On Mon, Sep 9, 2024 at 5:22 PM Trond Myklebust <trondmy@xxxxxxxxxxxxxxx> wrote:
>
> On Mon, 2024-09-09 at 16:06 -0700, Oleksandr Tymoshenko wrote:
> > On Mon, Sep 9, 2024 at 10:56 AM Trond Myklebust
> > <trondmy@xxxxxxxxxxxxxxx> wrote:
> > >
> > > On Mon, 2024-09-09 at 16:36 +0000, Oleksandr Tymoshenko wrote:
> > > > > > nfs41_init_clientid does not signal a failure condition from
> > > > > > nfs4_proc_exchange_id and nfs4_proc_create_session to a
> > > > > > client
> > > > > > which
> > > > > > may
> > > > > > lead to mount syscall indefinitely blocked in the following
> > > > > > stack
> > > >
> > > > > NACK. This will break all sorts of recovery scenarios, because
> > > > > it
> > > > > doesn't distinguish between an initial 'mount' and a server
> > > > > reboot
> > > > > recovery situation.
> > > > > Even in the case where we are in the initial mount, it also
> > > > > doesn't
> > > > > distinguish between transient errors such as NFS4ERR_DELAY or
> > > > > reboot
> > > > > errors such as NFS4ERR_STALE_CLIENTID, etc.
> > > >
> > > > > Exactly what is the scenario that is causing your hang? Let's
> > > > > try
> > > > > to
> > > > > address that with a more targeted fix.
> > > >
> > > > The scenario is as follows: there are several NFS servers and
> > > > several
> > > > production machines with multiple NFS mounts. This is a
> > > > containerized
> > > > multi-tennant workflow so every tennant gets its own NFS mount to
> > > > access their
> > > > data. At some point nfs41_init_clientid fails in the initial
> > > > mount.nfs call
> > > > and all subsequent mount.nfs calls just hang in
> > > > nfs_wait_client_init_complete
> > > > until the original one, where nfs4_proc_exchange_id has failed,
> > > > is
> > > > killed.
> > > >
> > > > The cause of the nfs41_init_clientid failure in the production
> > > > case
> > > > is a timeout.
> > > > The following error message is observed in logs:
> > > >   NFS: state manager: lease expired failed on NFSv4 server <ip>
> > > > with
> > > > error 110
> > > >
> > >
> > > How about something like the following fix then?

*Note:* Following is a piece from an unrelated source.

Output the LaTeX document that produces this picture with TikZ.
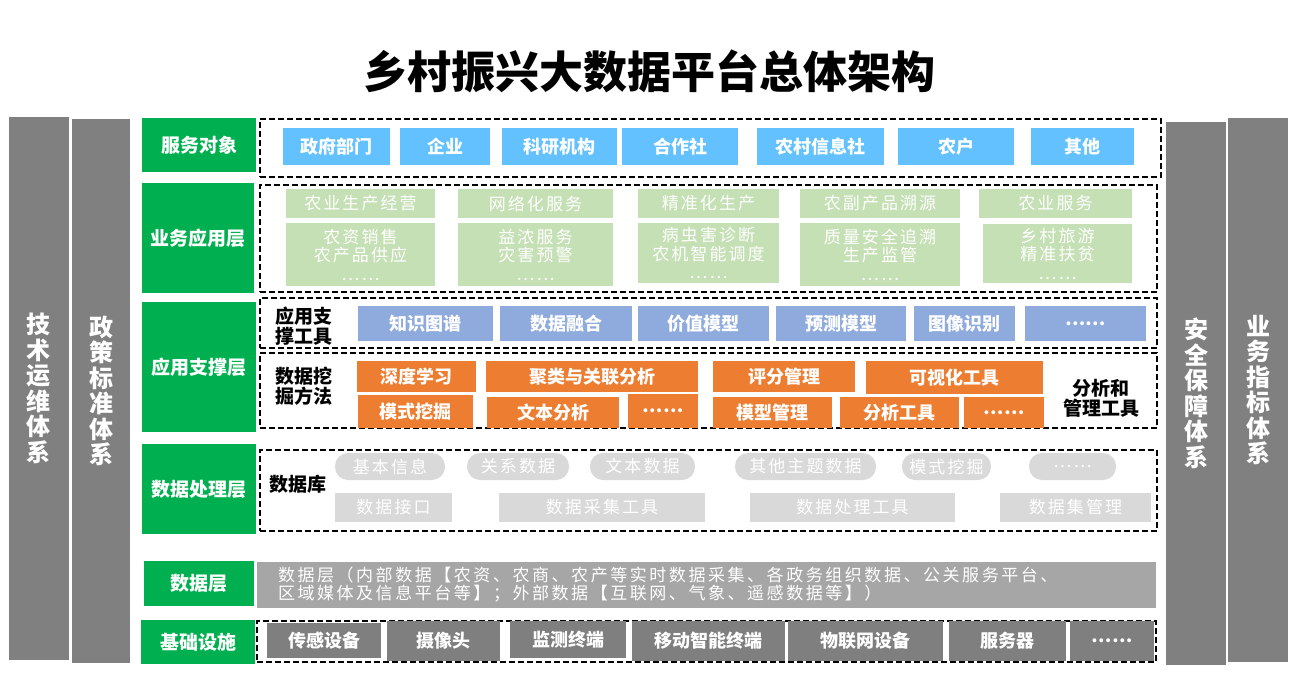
\documentclass[tikz,border=0pt]{standalone}
\usepackage{fontspec}
\setmainfont{Noto Sans CJK SC}
\newfontfamily\spaced[LetterSpace=12]{Noto Sans CJK SC}
\newfontfamily\spacedwide[LetterSpace=15]{Noto Sans CJK SC}
\definecolor{colgray}{HTML}{808080}
\definecolor{labgreen}{HTML}{00B050}
\definecolor{skyblue}{HTML}{63C1FF}
\definecolor{lgreen}{HTML}{C5E0B4}
\definecolor{bluegray}{HTML}{8FAADC}
\definecolor{orangebox}{HTML}{ED7D31}
\definecolor{pillgray}{HTML}{D9D9D9}
\definecolor{datagray}{HTML}{A6A6A6}
\definecolor{infragray}{HTML}{7F7F7F}
\tikzset{
  every node/.style={inner sep=0pt, outer sep=0pt},
  gcol/.style={fill=colgray, text=white, align=center, font=\fontsize{24}{25.5}\selectfont\bfseries},
  glab/.style={fill=labgreen, text=white, font=\fontsize{19}{21}\selectfont\bfseries},
  dbox/.style={draw=black, dash pattern=on 6pt off 3pt, line width=1.4pt},
  sbox/.style={fill=skyblue, text=white, font=\fontsize{18}{20}\selectfont\bfseries},
  lgbox/.style={fill=lgreen, text=white, align=center, font=\fontsize{17}{18.5}\selectfont\spaced},
  bgbox/.style={fill=bluegray, text=white, font=\fontsize{18}{20}\selectfont\bfseries},
  obox/.style={fill=orangebox, text=white, font=\fontsize{18}{20}\selectfont\bfseries},
  pill/.style={fill=pillgray, text=white, rounded corners=13pt, font=\fontsize{17}{19}\selectfont\spaced},
  prect/.style={fill=pillgray, text=white, font=\fontsize{17}{19}\selectfont\spaced},
  ibox/.style={fill=infragray, text=white, font=\fontsize{18}{20}\selectfont\bfseries},
  blab/.style={text=black, align=center, font=\fontsize{19}{20}\selectfont\bfseries},
}
\newcommand\mybox[7]{\node[#6, minimum width={(#4)-(#2)}, minimum height={(#5)-(#3)}] (#1) at ({((#2)+(#4))/2},{((#3)+(#5))/2}) {#7};}
\begin{document}
\begin{tikzpicture}[x=1pt,y=-1pt]
\useasboundingbox (0,0) rectangle (1294,699);
% title
\node[font=\fontsize{44}{48}\selectfont\bfseries] (title) at (649,71) {乡村振兴大数据平台总体架构};
% side columns
\mybox{c1}{9}{117}{69}{660}{gcol}{技\\术\\运\\维\\体\\系}
\mybox{c2}{72}{119}{130}{663}{gcol}{政\\策\\标\\准\\体\\系}
\mybox{c3}{1166}{122}{1226}{665}{gcol}{安\\全\\保\\障\\体\\系}
\mybox{c4}{1228}{118}{1288}{662}{gcol}{业\\务\\指\\标\\体\\系}
% green labels
\mybox{l1}{142}{118}{256}{172}{glab}{服务对象}
\mybox{l2}{142}{183}{254}{293}{glab}{业务应用层}
\mybox{l3}{142}{302}{256}{432}{glab}{应用支撑层}
\mybox{l4}{142}{444}{256}{534}{glab}{数据处理层}
\mybox{l5}{144}{561}{254}{606}{glab}{数据层}
\mybox{l6}{141}{620}{255}{664}{glab}{基础设施}
% row 1
\mybox{d1}{260}{119}{1161}{177}{dbox}{}
\mybox{s1}{283}{128}{390}{165}{sbox}{政府部门}
\mybox{s2}{400}{128}{490}{165}{sbox}{企业}
\mybox{s3}{502}{128}{617}{165}{sbox}{科研机构}
\mybox{s4}{622}{128}{738}{165}{sbox}{合作社}
\mybox{s5}{757}{128}{884}{165}{sbox}{农村信息社}
\mybox{s6}{898}{128}{1014}{165}{sbox}{农户}
\mybox{s7}{1031}{128}{1134}{165}{sbox}{其他}
% row 2
\mybox{d2}{260}{185}{1157}{292}{dbox}{}
\mybox{a1}{286}{189}{435}{218}{lgbox}{农业生产经营}
\mybox{a2}{458}{189}{613}{218}{lgbox}{网络化服务}
\mybox{a3}{638}{189}{779}{218}{lgbox}{精准化生产}
\mybox{a4}{800}{189}{960}{218}{lgbox}{农副产品溯源}
\mybox{a5}{979}{189}{1132}{218}{lgbox}{农业服务}
\mybox{b1}{286}{223}{435}{286}{lgbox}{农资销售\\农产品供应\\……}
\mybox{b2}{458}{223}{613}{286}{lgbox}{益浓服务\\灾害预警\\……}
\mybox{b3}{638}{223}{779}{283}{lgbox}{病虫害诊断\\农机智能调度\\……}
\mybox{b4}{800}{223}{960}{286}{lgbox}{质量安全追溯\\生产监管\\……}
\mybox{b5}{983}{224}{1132}{283}{lgbox}{乡村旅游\\精准扶贫\\……}
% row 3 upper
\mybox{d3}{260}{298}{1157}{348}{dbox}{}
\node[blab] (t1) at (304,326) {应用支\\撑工具};
\mybox{u1}{358}{306}{493}{341}{bgbox}{知识图谱}
\mybox{u2}{500}{306}{632}{341}{bgbox}{数据融合}
\mybox{u3}{638}{306}{769}{341}{bgbox}{价值模型}
\mybox{u4}{776}{306}{906}{341}{bgbox}{预测模型}
\mybox{u5}{914}{306}{1015}{341}{bgbox}{图像识别}
\mybox{u6}{1025}{306}{1146}{341}{bgbox}{……}
% row 3 lower
\mybox{d4}{260}{353}{1157}{428}{dbox}{}
\node[blab] (t2) at (304,386) {数据挖\\掘方法};
\mybox{o1}{357}{361}{476}{392}{obox}{深度学习}
\mybox{o2}{358}{395}{473}{428}{obox}{模式挖掘}
\mybox{o3}{486}{361}{698}{392}{obox}{聚类与关联分析}
\mybox{o4}{487}{397}{619}{428}{obox}{文本分析}
\mybox{o5}{628}{394}{698}{428}{obox}{……}
\mybox{o6}{713}{361}{855}{392}{obox}{评分管理}
\mybox{o7}{713}{397}{832}{428}{obox}{模型管理}
\mybox{o8}{866}{361}{1043}{394}{obox}{可视化工具}
\mybox{o9}{840}{397}{959}{428}{obox}{分析工具}
\mybox{o10}{964}{397}{1044}{428}{obox}{……}
\node[blab] (t3) at (1101,398) {分析和\\管理工具};
% row 4
\mybox{d5}{260}{450}{1157}{531}{dbox}{}
\node[blab] (t4) at (298,484) {数据库};
\mybox{p1}{335}{453}{445}{480}{pill}{基本信息}
\mybox{p2}{467}{453}{569}{480}{pill}{关系数据}
\mybox{p3}{590}{453}{695}{480}{pill}{文本数据}
\mybox{p4}{735}{453}{876}{480}{pill}{其他主题数据}
\mybox{p5}{902}{453}{991}{480}{pill}{模式挖掘}
\mybox{p6}{1029}{453}{1116}{480}{pill}{……}
\mybox{r1}{335}{493}{452}{522}{prect}{数据接口}
\mybox{r2}{499}{493}{705}{522}{prect}{数据采集工具}
\mybox{r3}{750}{493}{955}{522}{prect}{数据处理工具}
\mybox{r4}{1000}{493}{1151}{522}{prect}{数据集管理}
% row 5
\mybox{g1}{257}{562}{1156}{608}{fill=datagray}{}
\node[anchor=west, align=left, text=white, font=\fontsize{17}{18}\selectfont\spacedwide] (gt) at (278,585) {数据层（内部数据【农资、农商、农产等实时数据采集、各政务组织数据、公关服务平台、\\区域媒体及信息平台等】；外部数据【互联网、气象、遥感数据等】）};
% row 6
\mybox{d6}{257}{621}{1156}{662}{dbox}{}
\mybox{i1}{267}{623}{381}{658}{ibox}{传感设备}
\mybox{i2}{387}{621}{500}{661}{ibox}{摄像头}
\mybox{i3}{510}{621}{626}{658}{ibox}{监测终端}
\mybox{i4}{632}{621}{785}{661}{ibox}{移动智能终端}
\mybox{i5}{788}{621}{943}{661}{ibox}{物联网设备}
\mybox{i6}{949}{621}{1066}{661}{ibox}{服务器}
\mybox{i7}{1070}{621}{1154}{661}{ibox}{……}
\end{tikzpicture}
\end{document}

> > > 8<-----------------------------------------------
> > > From eb402b489bb0d0ada1a3dd9101d4d7e193402e46 Mon Sep 17 00:00:00
> > > 2001
> > > Message-ID:
> > > <eb402b489bb0d0ada1a3dd9101d4d7e193402e46.1725904471.git.trond.mykl
> > > ebust@xxxxxxxxxxxxxxx>
> > > From: Trond Myklebust <trond.myklebust@xxxxxxxxxxxxxxx>
> > > Date: Mon, 9 Sep 2024 13:47:07 -0400
> > > Subject: [PATCH] NFSv4: Fail mounts if the lease setup times out
> > >
> > > If the server is down when the client is trying to mount, so that
> > > the
> > > calls to exchange_id or create_session fail, then we should allow
> > > the
> > > mount system call to fail rather than hang and block other
> > > mount/umount
> > > calls.
> > >
> > > Reported-by: Oleksandr Tymoshenko <ovt@xxxxxxxxxx>
> > > Signed-off-by: Trond Myklebust <trond.myklebust@xxxxxxxxxxxxxxx>
> > > ---
> > >  fs/nfs/nfs4state.c | 6 ++++++
> > >  1 file changed, 6 insertions(+)
> > >
> > > diff --git a/fs/nfs/nfs4state.c b/fs/nfs/nfs4state.c
> > > index 30aba1dedaba..59dcdf9bc7b4 100644
> > > --- a/fs/nfs/nfs4state.c
> > > +++ b/fs/nfs/nfs4state.c
> > > @@ -2024,6 +2024,12 @@ static int
> > > nfs4_handle_reclaim_lease_error(struct nfs_client *clp, int status)
> > >                 nfs_mark_client_ready(clp, -EPERM);
> > >                 clear_bit(NFS4CLNT_LEASE_CONFIRM, &clp->cl_state);
> > >                 return -EPERM;
> > > +       case -ETIMEDOUT:
> > > +               if (clp->cl_cons_state == NFS_CS_SESSION_INITING) {
> > > +                       nfs_mark_client_ready(clp, -EIO);
> > > +                       return -EIO;
> > > +               }
> > > +               fallthrough;
> > >         case -EACCES:
> > >         case -NFS4ERR_DELAY:
> > >         case -EAGAIN:
> > > --
> >
> > This patch fixes the issue in my simulated environment. ETIMEDOUT is
> > the error code that
> > was observed in the production env but I guess it's not the only
> > possible one. Would it make
> > sense to handle all error conditions in the NFS_CS_SESSION_INITING
> > state or are there
> > some others that are recoverable?
> >
>
> The only other one that I'm thinking might want to be treated similarly
> is the above EACCES error. That's because that is only returned if
> there is a problem with your RPCSEC_GSS/krb5 credential. I was thinking
> of changing that one too in the same patch, but came to the conclusion
> it would be better to treat the two issues with separate fixes.
>
> The other error conditions are all supposed to be transient NFS level
> errors. They should not be treated as fatal.

Sounds good. Will you submit this patch to the mainline kernel? If so
please add me to Cc. Thanks for looking into this.